__What is needed__.
From the first line of the data below through the line holding "from matplotlib.ticker import MultipleLocator", output each line exactly and leave the pictures out.

_ _ _ _

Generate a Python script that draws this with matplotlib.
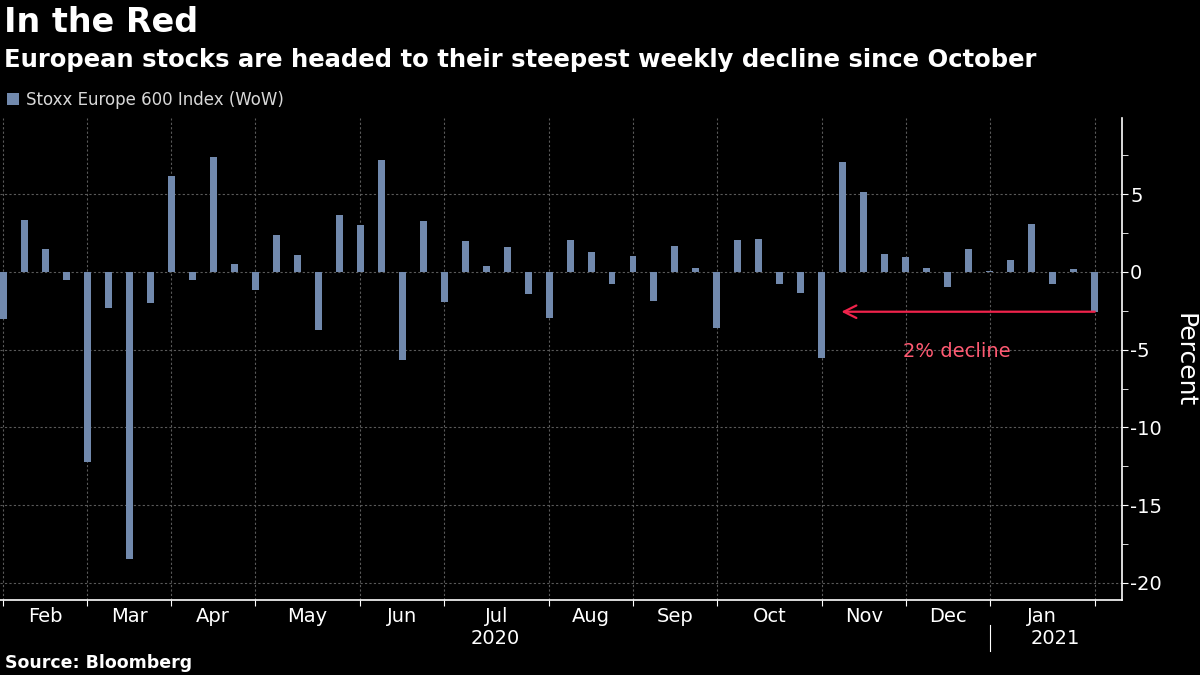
import pandas as pd
import matplotlib.pyplot as plt
import matplotlib.dates as mdates
import matplotlib.transforms as mtransforms
from matplotlib.ticker import MultipleLocator

plt.rcParams['font.family'] = ['DejaVu Sans']
plt.rcParams['axes.unicode_minus'] = False

# Variação semanal do Stoxx Europe 600 (%), sextas-feiras
datas = pd.date_range('2020-01-31', '2021-01-29', freq='W-FRI')
variacao = [-3.01, 3.37, 1.50, -0.54, -12.21, -2.30, -18.46, -2.02, 6.14, -0.54,
            7.42, 0.53, -1.14, 2.40, 1.11, -3.71, 3.69, 3.05, 7.17, -5.65,
            3.30, -1.91, 2.01, 0.41, 1.63, -1.40, -2.94, 2.08, 1.31, -0.75,
            1.05, -1.85, 1.69, 0.28, -3.58, 2.08, 2.14, -0.75, -1.33, -5.52,
            7.10, 5.17, 1.18, 0.99, 0.28, -0.95, 1.50, 0.08, 0.79, 3.11,
            -0.75, 0.19, -2.56]
serie_nome = 'Stoxx Europe 600 Index (WoW)'
meses = ['Feb', 'Mar', 'Apr', 'May', 'Jun', 'Jul', 'Aug', 'Sep', 'Oct', 'Nov', 'Dec', 'Jan']
anos = ['2020', '2021']

cor_barra = '#7189ad'
cor_grade = '#5a5a5a'
cor_seta = '#f0234b'

fig = plt.figure(figsize=(12, 6.75), dpi=100, facecolor='black')
ax = fig.add_axes([0, 0.1111, 0.9348, 0.7141])
ax.set_facecolor('black')

ax.bar(datas, variacao, width=2.33, color=cor_barra, label=serie_nome, zorder=3)

# última sexta-feira de cada mês -> linhas de grade verticais
s = pd.Series(datas)
fim_mes = list(s.groupby(s.dt.to_period('M')).max())
meio_mes = [a + (b - a) / 2 for a, b in zip(fim_mes[:-1], fim_mes[1:])]

ax.set_xlim(datas[0] - pd.Timedelta(days=1.1), datas[-1] + pd.Timedelta(days=9))
ax.set_ylim(-21.1, 9.9)

ax.set_xticks(fim_mes)
ax.set_xticklabels([''] * len(fim_mes))
ax.set_xticks(meio_mes, minor=True)
ax.set_xticklabels(meses, minor=True)
ax.tick_params(axis='x', which='major', length=4, color='white', direction='out')
ax.tick_params(axis='x', which='minor', length=0, pad=5, labelsize=14, labelcolor='white')

ax.yaxis.tick_right()
ax.set_yticks([-20, -15, -10, -5, 0, 5])
ax.yaxis.set_minor_locator(MultipleLocator(2.5))
ax.tick_params(axis='y', which='major', length=4, color='white', labelsize=14,
               labelcolor='white', pad=2)
ax.tick_params(axis='y', which='minor', length=4, color='white')

ax.grid(which='major', color=cor_grade, linestyle=(0, (2, 2)), linewidth=0.8, zorder=0)
for lado in ['left', 'top']:
    ax.spines[lado].set_visible(False)
for lado in ['right', 'bottom']:
    ax.spines[lado].set_color('white')
    ax.spines[lado].set_linewidth(1.2)

# anos abaixo dos meses, separados por uma linha vertical
trans_ax = mtransforms.blended_transform_factory(ax.transAxes, fig.transFigure)
x_sep = mdates.date2num(fim_mes[-2])
pos_sep = ax.transAxes.inverted().transform(ax.transData.transform((x_sep, 0)))[0]
ax.text(pos_sep / 2, 1 - 638 / 675, anos[0], transform=trans_ax,
        ha='center', va='center', color='white', fontsize=14)
ax.text((pos_sep + 1) / 2, 1 - 638 / 675, anos[1], transform=trans_ax,
        ha='center', va='center', color='white', fontsize=14)
fig.add_artist(plt.Line2D([pos_sep * 0.9348] * 2, [1 - 625 / 675, 1 - 651 / 675],
                          color='white', linewidth=0.8))

# seta de anotação
ax.annotate('', xy=(pd.Timestamp('2020-11-05 12:00'), variacao[-1]),
            xytext=(datas[-1], variacao[-1]),
            arrowprops=dict(arrowstyle='->,head_length=0.9,head_width=0.45',
                            color=cor_seta, lw=1.6, shrinkA=0, shrinkB=0), zorder=4)
ax.text(pd.Timestamp('2020-12-14'), -5.13, '2% decline', color='#ff5a72',
        fontsize=14, ha='center', va='center', zorder=4)

fig.text(1185 / 1200, 1 - 360 / 675, 'Percent', rotation=270, ha='center', va='center',
         color='white', fontsize=18)

fig.text(0.003, 1 - 22 / 675, 'In the Red', color='white', fontsize=24,
         fontweight='bold', ha='left', va='center')
fig.text(0.003, 1 - 60 / 675,
         'European stocks are headed to their steepest weekly decline since October',
         color='white', fontsize=17.5, fontweight='bold', ha='left', va='center')
fig.text(0.004, 1 - 663 / 675, 'Source: Bloomberg', color='white', fontsize=12.5,
         fontweight='bold', ha='left', va='center')

fig.legend(loc='center left', bbox_to_anchor=(0.006, 1 - 100 / 675), frameon=False,
           fontsize=12, handlelength=0.7, handleheight=0.7, handletextpad=0.4,
           labelcolor='#d8d8d8', borderaxespad=0, borderpad=0)

fig.savefig('out.png', dpi=100, facecolor='black')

_ _ _ _

__Exercise solution__.
Generate a Python script that draws this with matplotlib.
import pandas as pd
import matplotlib.pyplot as plt
import matplotlib.dates as mdates
import matplotlib.transforms as mtransforms
from matplotlib.ticker import MultipleLocator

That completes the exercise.